3. The supporting cast also matches up to Michelle Yeoh’s performance
Former child actor Ke Huy Quan, best known for his role as Short Round in the 1984 film Indiana Jones and The Temple Of Doom, makes his major Hollywood comeback as Michelle Yeoh’s onscreen husband in this film. In a recent interview, he talked about the lack of opportunities for Asian-American actors in Hollywood back when he was younger, leading to his hiatus from the industry. But we couldn’t be more thankful for his return.
Ke’s portrayal of Waymond had so much dimension, giving the shifts between the different Waymonds from the various universes their own charm and identity. His amazing chemistry with Michelle Yeoh also felt so natural that it was so easy to fall in love with their dynamic.
There’s also Stephanie Hsu who played Ke and Michelle’s onscreen daughter Joy. The Broadway actress may be a neophyte to the big screen, but she doesn’t pale in comparison to them. It’s hard to talk about Joy’s character without spoiling major plot points, but we’ll say that Stephanie also delivered a noteworthy performance. Similar to Ke, there are so many layers to Stephanie’s portrayal that helped make this out-of-this-world narrative play out effectively.

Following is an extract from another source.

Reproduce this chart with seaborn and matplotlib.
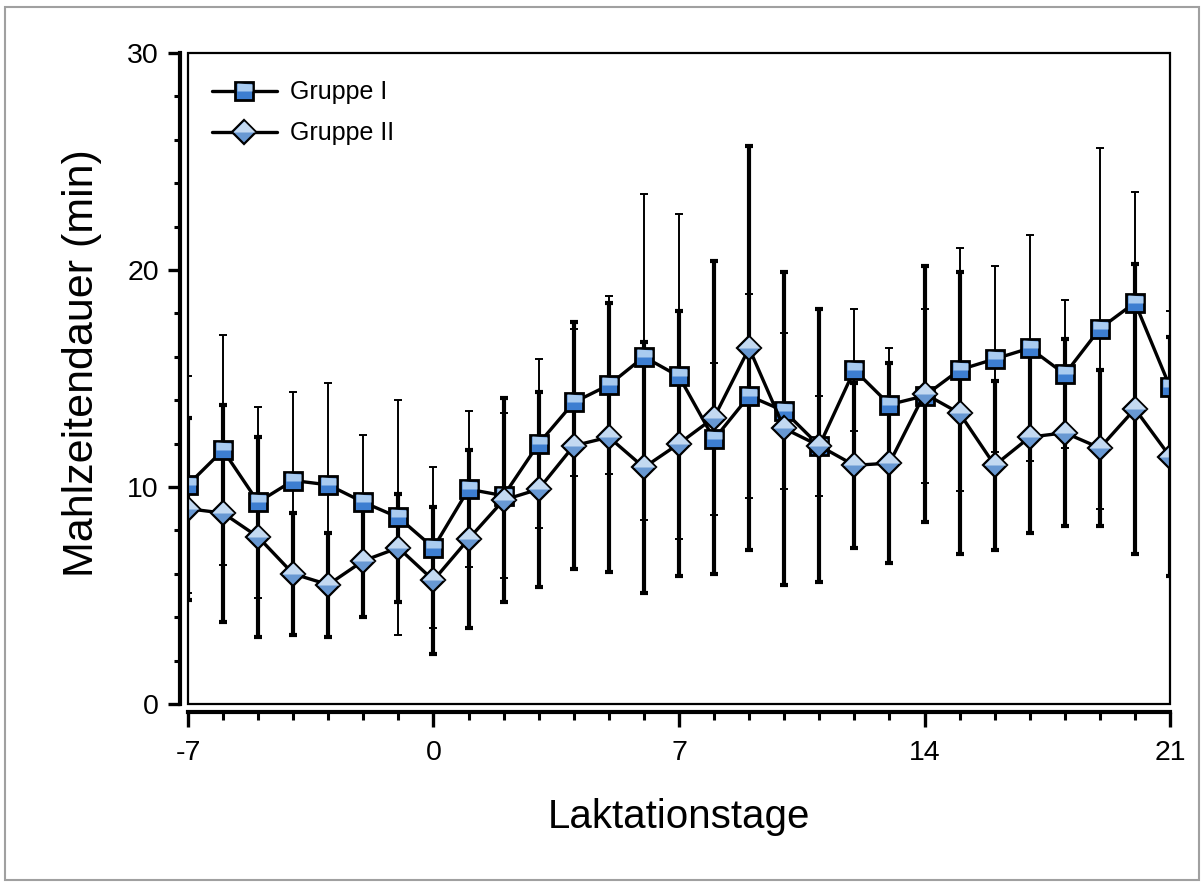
import matplotlib
matplotlib.use("Agg")
import matplotlib.pyplot as plt
from matplotlib.patches import Rectangle
from matplotlib.ticker import MultipleLocator
import seaborn as sns

# Laktationstage -7 .. 21
days = list(range(-7, 22))

# Mahlzeitendauer (min), Mittelwert und Standardabweichung
gruppe1_mean = [10.1, 11.7, 9.3, 10.3, 10.1, 9.3, 8.6, 7.2, 9.9, 9.6,
                12.0, 13.9, 14.7, 16.0, 15.1, 12.2, 14.2, 13.5, 11.9, 15.4,
                13.8, 14.2, 15.4, 15.9, 16.4, 15.2, 17.3, 18.5, 14.6]
gruppe1_sd = [5.0, 5.3, 4.4, 4.1, 4.7, 3.1, 5.4, 3.7, 3.6, 3.8,
              3.9, 3.4, 4.1, 7.5, 7.5, 3.5, 4.7, 3.6, 2.3, 2.8,
              2.6, 4.0, 5.6, 4.3, 5.2, 3.4, 8.3, 5.1, 3.5]

gruppe2_mean = [9.0, 8.8, 7.7, 6.0, 5.5, 6.6, 7.2, 5.7, 7.6, 9.4,
                9.9, 11.9, 12.3, 10.9, 12.0, 13.2, 16.4, 12.7, 11.9, 11.0,
                11.1, 14.3, 13.4, 11.0, 12.3, 12.5, 11.8, 13.6, 11.4]
gruppe2_sd = [4.2, 5.0, 4.6, 2.8, 2.4, 2.6, 2.5, 3.4, 4.1, 4.7,
              4.5, 5.7, 6.2, 5.8, 6.1, 7.2, 9.3, 7.2, 6.3, 3.8,
              4.6, 5.9, 6.5, 3.9, 4.4, 4.3, 3.6, 6.7, 5.5]

labels = ["Gruppe I", "Gruppe II"]
x_ticks = [-7, 0, 7, 14, 21]
y_ticks = [0, 10, 20, 30]

sns.set_style("ticks")
plt.rcParams["font.family"] = ["Liberation Sans", "DejaVu Sans"]
plt.rcParams["axes.unicode_minus"] = False
plt.rcParams["text.color"] = "black"
plt.rcParams["axes.labelcolor"] = "black"
plt.rcParams["xtick.color"] = "black"
plt.rcParams["ytick.color"] = "black"

fig = plt.figure(figsize=(12.04, 8.85), dpi=100)
ax = fig.add_axes([0.1561, 0.2045, 0.8157, 0.7356])

# Streuung: Gruppe I dünn, Gruppe II kräftig
ax.errorbar(days, gruppe1_mean, yerr=gruppe1_sd, fmt="none", ecolor="black",
            elinewidth=1.4, capsize=3.2, capthick=1.4, zorder=2)
ax.errorbar(days, gruppe2_mean, yerr=gruppe2_sd, fmt="none", ecolor="black",
            elinewidth=3.0, capsize=3.2, capthick=3.0, zorder=2)

# Linien mit Markern; helle Oberhälfte als zweite Markerschicht
styles = [
    dict(y=gruppe1_mean, marker="s", ms=13, mew=2.0,
         base="#3d7ed1", light="#a9cbf0", z=3),
    dict(y=gruppe2_mean, marker="D", ms=12.5, mew=1.6,
         base="#6898d2", light="#c3d9f1", z=4),
]
handles = []
for lab, st in zip(labels, styles):
    sns.lineplot(x=days, y=st["y"], ax=ax, color="black", linewidth=2.4,
                 marker=st["marker"], markersize=st["ms"],
                 markerfacecolor=st["base"], mec="black", mew=st["mew"],
                 errorbar=None, zorder=st["z"])
    base_line = ax.lines[-1]
    top_half, = ax.plot(days, st["y"], linestyle="none", marker=st["marker"],
                        markersize=st["ms"] - 1.1 * st["mew"],
                        fillstyle="top", markerfacecolor=st["light"],
                        markerfacecoloralt="none", markeredgecolor="none",
                        zorder=st["z"] + 0.1)
    handles.append((base_line, top_half))

ax.set_xlim(-7, 21)
ax.set_ylim(0, 30)

# Achsen: abgesetzte kräftige Achslinien links und unten
for side in ["top", "right"]:
    ax.spines[side].set_visible(False)
for side in ["left", "bottom"]:
    ax.spines[side].set_position(("outward", 6))
    ax.spines[side].set_linewidth(3.0)
    ax.spines[side].set_color("black")

# Rahmen um die Zeichenfläche
ax.add_patch(Rectangle((0, 0), 1, 1, transform=ax.transAxes, fill=False,
                       edgecolor="black", linewidth=1.6, clip_on=False, zorder=5))

ax.set_xticks(x_ticks)
ax.set_yticks(y_ticks)
ax.xaxis.set_minor_locator(MultipleLocator(1))
ax.yaxis.set_minor_locator(MultipleLocator(2))
ax.tick_params(axis="both", which="major", direction="out", width=2.4,
               color="black", labelsize=20.5, labelcolor="black")
ax.tick_params(axis="y", which="major", length=9, pad=6)
ax.tick_params(axis="x", which="major", length=11, pad=9)
ax.tick_params(axis="y", which="minor", direction="out", length=4, width=2.2)
ax.tick_params(axis="x", which="minor", direction="out", length=5.5, width=2.2)

ax.set_xlabel("Laktationstage", fontsize=29)
ax.set_ylabel("Mahlzeitendauer (min)", fontsize=31)
ax.xaxis.set_label_coords(0.5, -0.144)
ax.yaxis.set_label_coords(-0.0876, 0.524)

ax.legend(handles, labels, loc="upper left", bbox_to_anchor=(0.024, 0.958),
          frameon=False, fontsize=18, handlelength=2.6, handletextpad=0.55,
          labelspacing=0.68, borderpad=0, borderaxespad=0)

# grauer Außenrahmen der Abbildung
fig.patches.append(Rectangle((0.0042, 0.0057), 0.9916, 0.9864,
                             transform=fig.transFigure, fill=False,
                             edgecolor="#a0a0a0", linewidth=1.5))

fig.savefig("out.png", dpi=100)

4. The movie’s charm is in the details
5. The cinematography is a treat
If you didn’t see this film in cinemas during its initial run, then we highly recommend you stream it on TV instead of your phone or laptop when you do watch it because it’s a visual feast.
This film’s cinematography is jaw-droppingly good, giving the audience a vivid representation of what a multiverse might actually look like. Kudos to the editing team, too, not just because of the brilliant visual effects in the film but because even the simplest jump cuts purposefully enrich the film’s storytelling experience.
Where to watch Everything Everywhere All At Once in Singapore
Overall, Everything Everywhere All At Once feels like a love letter to a myriad of cinematic genres while making a very simple and direct point about family, relationships, and life.